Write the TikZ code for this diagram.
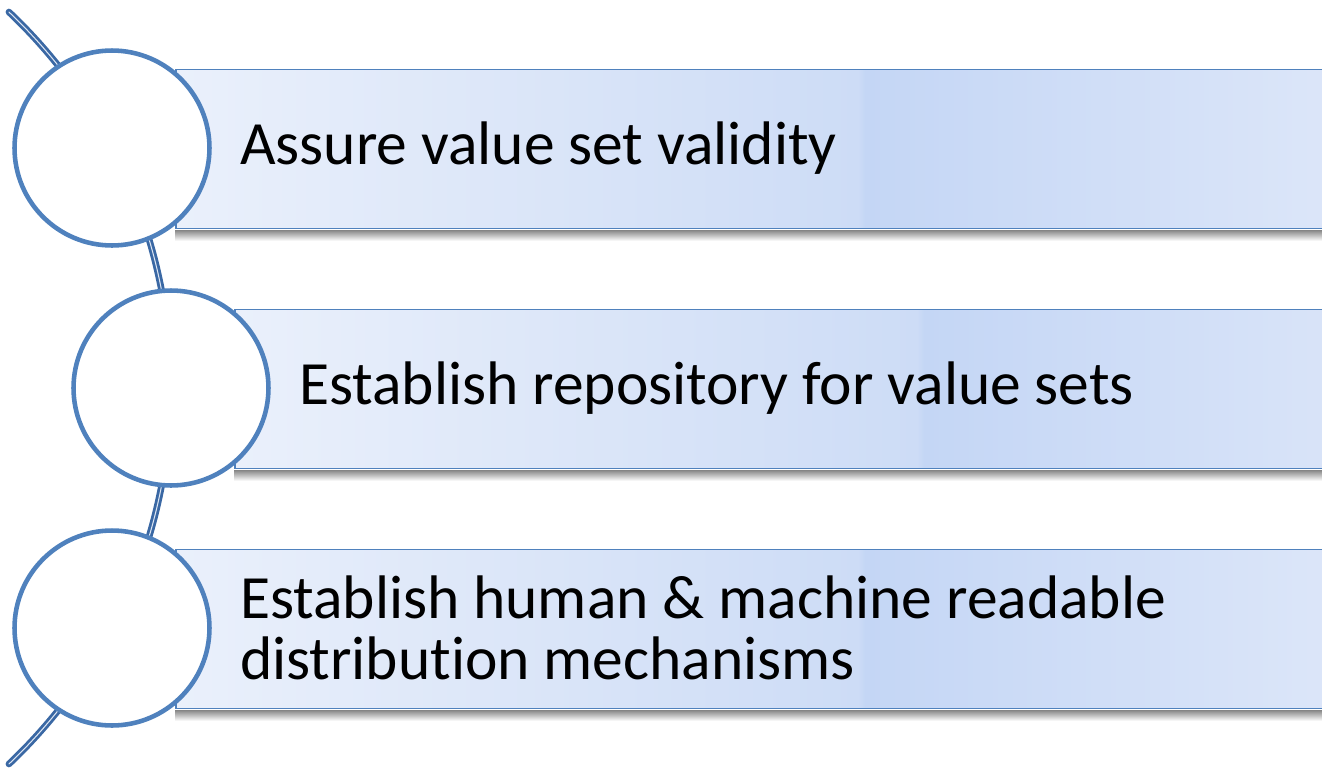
\documentclass[tikz,border=0pt]{standalone}
\usepackage{fontspec}
\setmainfont{Carlito}[Ligatures={NoCommon,NoDiscretionary,NoRare}]
\usetikzlibrary{positioning}
\definecolor{ringblue}{HTML}{4F81BD}
\definecolor{arcblue}{HTML}{3A68A4}
\definecolor{arclight}{HTML}{DCE5F2}
\definecolor{barL}{HTML}{EAF0FB}
\definecolor{barM}{HTML}{CDDCF6}
\definecolor{barN}{HTML}{C4D6F5}
\definecolor{barR}{HTML}{DCE6F9}
\definecolor{shadowgray}{HTML}{8A8A8A}
\pgfdeclarehorizontalshading{bandshade}{100bp}{color(0bp)=(barL); color(25bp)=(barL); color(54.4bp)=(barM); color(54.7bp)=(barN); color(75bp)=(barR); color(100bp)=(barR)}
\tikzset{
  ring/.style={circle, draw=ringblue, line width=2.6pt, fill=white, minimum size=3.9cm, inner sep=0pt},
  band/.style={rectangle, draw=ringblue, line width=1.1pt, anchor=west,
    minimum width=23.2cm, minimum height=3.18cm, inner sep=0pt, shading=bandshade},
  bandshadow/.style={top color=shadowgray, bottom color=white},
  itemtext/.style={inner sep=0pt, align=left, font=\fontsize{35}{35}\selectfont}
}
\begin{document}
\begin{tikzpicture}[x=0.02cm, y=-0.02cm]
\useasboundingbox (0,0) rectangle (1322,768);
% the curved spine behind the rings
\coordinate (hub) at (-346.6,388);
\draw[draw=arcblue, line width=1.6pt, double=arclight, double distance=0.6pt, line cap=round]
  (hub) ++(46.6:10.352cm) arc[start angle=46.6, end angle=-46.6, radius=10.352cm];
% bands with their shadows
\node[band] (b1) at (175,149) {};
\node[band] (b2) at (234,389) {};
\node[band] (b3) at (175,629) {};
\foreach \b in {b1,b2,b3}
  \shade[bandshadow] ([yshift=-0.55pt]\b.south west) rectangle ([yshift=-6.5pt]\b.south east);
% rings
\node[ring] (c1) at (112,148) {};
\node[ring] (c2) at (171,388) {};
\node[ring] (c3) at (112,628) {};
% labels
\node[itemtext, right=0.56cm of c1] (t1) {Assure value set validity};
\node[itemtext, right=0.56cm of c2] (t2) {Establish repository for value sets};
\node[itemtext, right=0.56cm of c3] (t3) {Establish human \& machine readable\\distribution mechanisms};
\end{tikzpicture}
\end{document}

◆ ◆ ◆

REQUIREMENTS — Repeat the data exactly in full, omitting its pictures.

ANSWER TO THIS PROBLEM —
Write the TikZ code for this diagram.
\documentclass[tikz,border=0pt]{standalone}
\usepackage{fontspec}
\setmainfont{Carlito}[Ligatures={NoCommon,NoDiscretionary,NoRare}]
\usetikzlibrary{positioning}
\definecolor{ringblue}{HTML}{4F81BD}
\definecolor{arcblue}{HTML}{3A68A4}
\definecolor{arclight}{HTML}{DCE5F2}
\definecolor{barL}{HTML}{EAF0FB}
\definecolor{barM}{HTML}{CDDCF6}
\definecolor{barN}{HTML}{C4D6F5}
\definecolor{barR}{HTML}{DCE6F9}
\definecolor{shadowgray}{HTML}{8A8A8A}
\pgfdeclarehorizontalshading{bandshade}{100bp}{color(0bp)=(barL); color(25bp)=(barL); color(54.4bp)=(barM); color(54.7bp)=(barN); color(75bp)=(barR); color(100bp)=(barR)}
\tikzset{
  ring/.style={circle, draw=ringblue, line width=2.6pt, fill=white, minimum size=3.9cm, inner sep=0pt},
  band/.style={rectangle, draw=ringblue, line width=1.1pt, anchor=west,
    minimum width=23.2cm, minimum height=3.18cm, inner sep=0pt, shading=bandshade},
  bandshadow/.style={top color=shadowgray, bottom color=white},
  itemtext/.style={inner sep=0pt, align=left, font=\fontsize{35}{35}\selectfont}
}
\begin{document}
\begin{tikzpicture}[x=0.02cm, y=-0.02cm]
\useasboundingbox (0,0) rectangle (1322,768);
% the curved spine behind the rings
\coordinate (hub) at (-346.6,388);
\draw[draw=arcblue, line width=1.6pt, double=arclight, double distance=0.6pt, line cap=round]
  (hub) ++(46.6:10.352cm) arc[start angle=46.6, end angle=-46.6, radius=10.352cm];
% bands with their shadows
\node[band] (b1) at (175,149) {};
\node[band] (b2) at (234,389) {};
\node[band] (b3) at (175,629) {};
\foreach \b in {b1,b2,b3}
  \shade[bandshadow] ([yshift=-0.55pt]\b.south west) rectangle ([yshift=-6.5pt]\b.south east);
% rings
\node[ring] (c1) at (112,148) {};
\node[ring] (c2) at (171,388) {};
\node[ring] (c3) at (112,628) {};
% labels
\node[itemtext, right=0.56cm of c1] (t1) {Assure value set validity};
\node[itemtext, right=0.56cm of c2] (t2) {Establish repository for value sets};
\node[itemtext, right=0.56cm of c3] (t3) {Establish human \& machine readable\\distribution mechanisms};
\end{tikzpicture}
\end{document}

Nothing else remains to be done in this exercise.